CREELEY, ROBERT [WHITE]

CREELEY, ROBERT [WHITE] (1926– ). Robert Creeley’s most sustained and important piece of sea writing is his 1963 novel The Island.
Although his work only infrequently focuses on the sea or even uses it as
background, the center section of the poem “Here” (1969) is a crafted and
compressed articulation of some central ideas in The Island.
This novel, somewhat autobiographical, is set in Banalbufar, Mallorca,
Spain, where the author lived for a short period in the early 1950s. John,
the protagonist, and his spouse, Joan, are psychologically alienated, as are the lonely people with whom they come in contact. The island itself is
fraught with significance: most of the visitors are themselves islands, struggling to alter their conditions or at least to come to terms with them. Although he is perhaps incapable of human touch, John yearns for it and yet
fears it, as does Joan. As divorced from humanity as her husband is, Joan
has an affair with Rene, a French Ishmael,* and during that brief interlude,
a bid for connection, all three watch, detached and unemotional, as another
visitor almost drowns; only at the last moment do they save him from being
battered to death.
One passage employs the healing qualities of water, alluding to Mallorca’s
involvement in the whaling industry, in a reference resonating with the suggestiveness of Herman Melville’s* Moby-Dick* (1851), the book so central
to the thought and artistry of Creeley’s friend and Black Mountain colleague
Charles Olson.* The shore is the threshold to the renewing sea, but those
who even contemplate reaching it or for it are precluded from doing so by
the stasis of existential suspension. Appalled by the virtual murder of sea
creatures by scuba-diving visitors who “invade” the sea near the end of the
story, John and Joan buy and repair a boat in order to reach the healing
waters. The tale ends, however, with the prospect of further isolation.

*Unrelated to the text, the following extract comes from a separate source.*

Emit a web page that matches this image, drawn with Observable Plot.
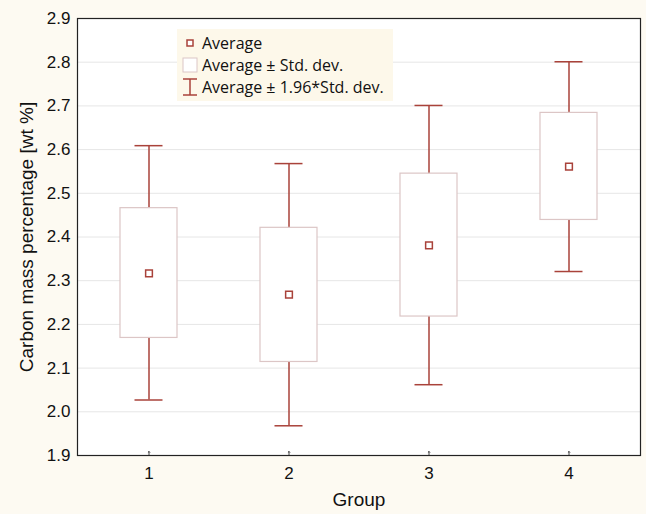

Creeley is known chiefly as a poet of the short lyric. In his Collected Poems
(1982) he uses the sea’s surging tides and its fluid, formless condition to
depict strong states of feeling that never seem to be adequately communicated. See, for example, “The Surf,” “The Sea,” “An Obscene Poem,” “The
Innocence,” “The,” and “Sea.” Although the sea is often associated with
creativity, the circumscribed and ordinary nature of the seashore scene in
“Mazatlan: The Sea” fails to provide inspiration.